# Circular/elliptical tests for datasets with magnitude and direction

I am trying to analyse (using R) a set of r(theta) data to see if the magnitude (r) is dependent on direction (theta). I have looked at circular statistics but these only seem to deal with the distribution of the observations theta(i) around the circle.

Our null hypothesis is r=1 for all theta, vs its not.

If H0 is false then we would like to be able to find the principal directions involved. From theoretical considerations we expect r(180)>1 and r(0)<1 with r(90)=r(270)=1

Some way of graphically representing this would be useful.

The data comes from the interaction of water waves and tidal currents with zero degrees representing the waves travelling in the same direction as the current.

This appears to need a combination of exploration and confirmation.

To explore, graph the data. Polar plots work well. This one includes a smoothed version of the data (red line), which were obtained at 49 randomly selected angles:

There is just the slightest hint that the radii may have the alternative pattern: the smooth is just a bit greater than 1 for angles near 0 and just a bit less than 1 for angles near $\pi$. However, the scatter around the smooth is much greater than that, suggesting that this result may be due to chance.

A more powerful method of plotting these data to test this particular alternative is to match data obtained at angles $\theta$ with those obtained near angles $\theta+\pi$. (Although this halves the amount of data available for comparison, its amplification of the expected response more than makes up for that.) According to $H_0$, differences in radii will be scattered around $0$, whereas according to $H_1$, the differences will tend to be negative for small angles, pass through $0$ near $\pi/2$, and become positive. The next figure plots these differences. Specifically, it sorts the 49 observed values of $(\theta,r)$ and plots the 24 pairs $((\theta_{i} + \theta_{i+24} - \pi)/2, (r_{i} - r_{i+24}))$ for $i=1,2,\ldots,24$:

This approach opens the analysis to standard methods (exploratory and confirmatory) to check trends. For instance, we could perform a naive least-squares fit (of a linear trend). The result for these data, $p = 0.038$, might be considered significant evidence in favor of the alternative.

More sophisticated methods worth considering include:

• For exploration or confirmation, divide data into three groups for angles near $0$, $\pi/2$, and $\pi$. Compare the medians (or means) of differences of $r$ within each group. In this instance, ANOVA (as well as visual examination) indicates there are differences:

• For confirmation, perform a multivariate least squares fit of the data to a few cosines (of periods $2\pi$ and $\pi$ to start). $H_0$ says that at most the constant term is significant; $H_1$ would be demonstrated by significance of any one of the odd-frequency terms.

• For exploration or confirmation, fit periodic splines to the data.

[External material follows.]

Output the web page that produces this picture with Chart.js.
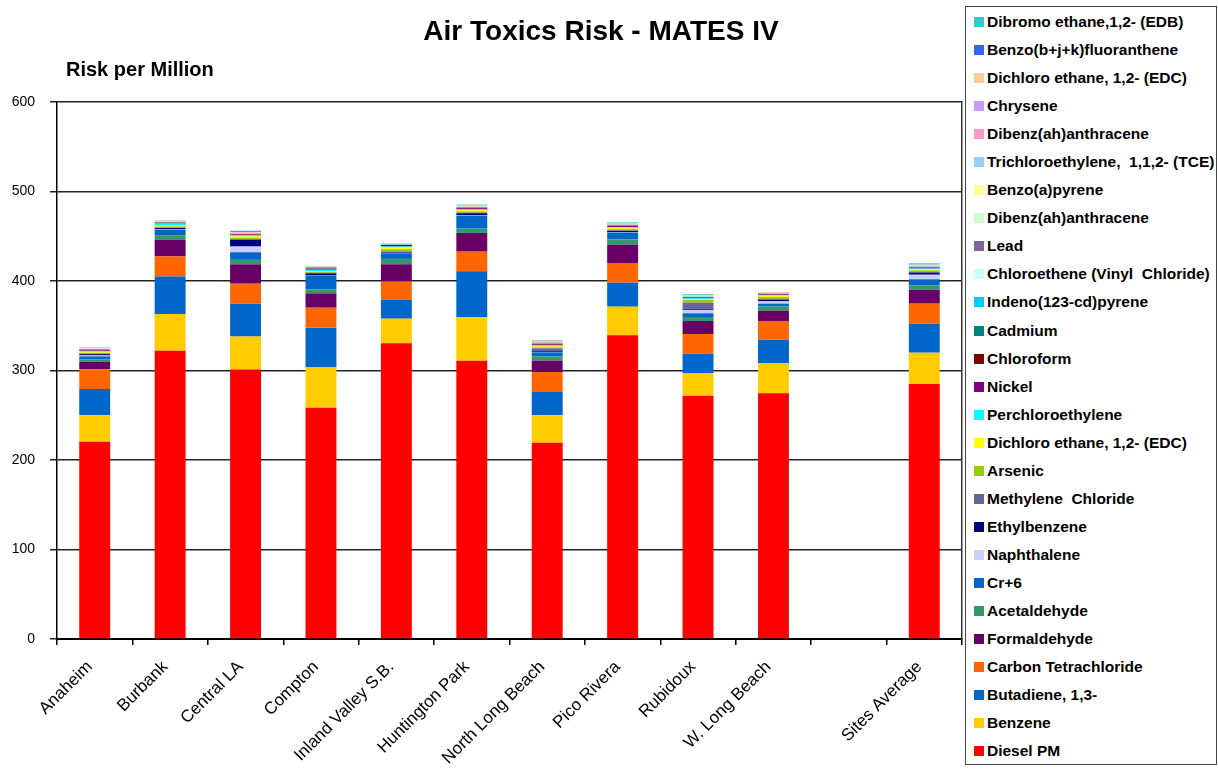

Incidentally, these data were generated by the relation $r = 1 + \cos[\theta]^3/10$ with iid Normal error of standard deviation $1/10$ added. The figure shows this curve along with the null hypothesis (a dashed red circle) and the data.

• Have you got code for your circular smoothing you've done in your first plot here? I'm about to ask something on stackoverflow otherwise... – Spacedman Nov 16 '12 at 17:40
• @Spaced Unfortunately, I did not save the code (a Mathematica notebook). As I recall, the smoothing was done with a built-in interpolation function, after wrapping the data circularly to assure continuity at the endpoints. For instance, to assure continuity when using a cubic spline, pad the data array (sorted by $\theta$) at the end with the initial $3$ values of $(\theta+2\pi, \rho)$ and at the beginning with the last $3$ values of $(\theta-2\pi, \rho)$. Apply the interpolating function only to $\theta \in [0,2\pi]$. – whuber Nov 16 '12 at 18:51
• Yeah, I figured out the padding idea myself shortly after posting this! Might write up an RPub doc sometime... – Spacedman Nov 16 '12 at 23:16

This isn't a perfect solution, but it seems to me that your hypotheses all relate to $\theta$'s distance from 360. So, if you transform your $\theta$ to 360-$\theta$, then you could use 'regular' statistics to examine the hypotheses.

You could resolve the directional measurements into a fore-aft component and a starboard-port set of values. If theta= 0 is the straight into the waves value then take abs(sin(theta)) as the component that is "off-axis" and cos(theta) as the "fore-aft" component.

> theta=seq(0,2*pi, by=pi/2)
> options(digits=4)
> abs(sin(theta))
[1] 0.000e+00 1.000e+00 1.225e-16 1.000e+00 2.449e-16
> abs(cos(theta))
[1] 1.000e+00 6.123e-17 1.000e+00 1.837e-16 1.000e+00


I also think you should spend more time examining the circular package in R. Your data are essentially being measure in polar coordinates, so they are resolvable into magnitude and directional components. It offers regression methods for this type of data which it calls "c-l" (circular-linear).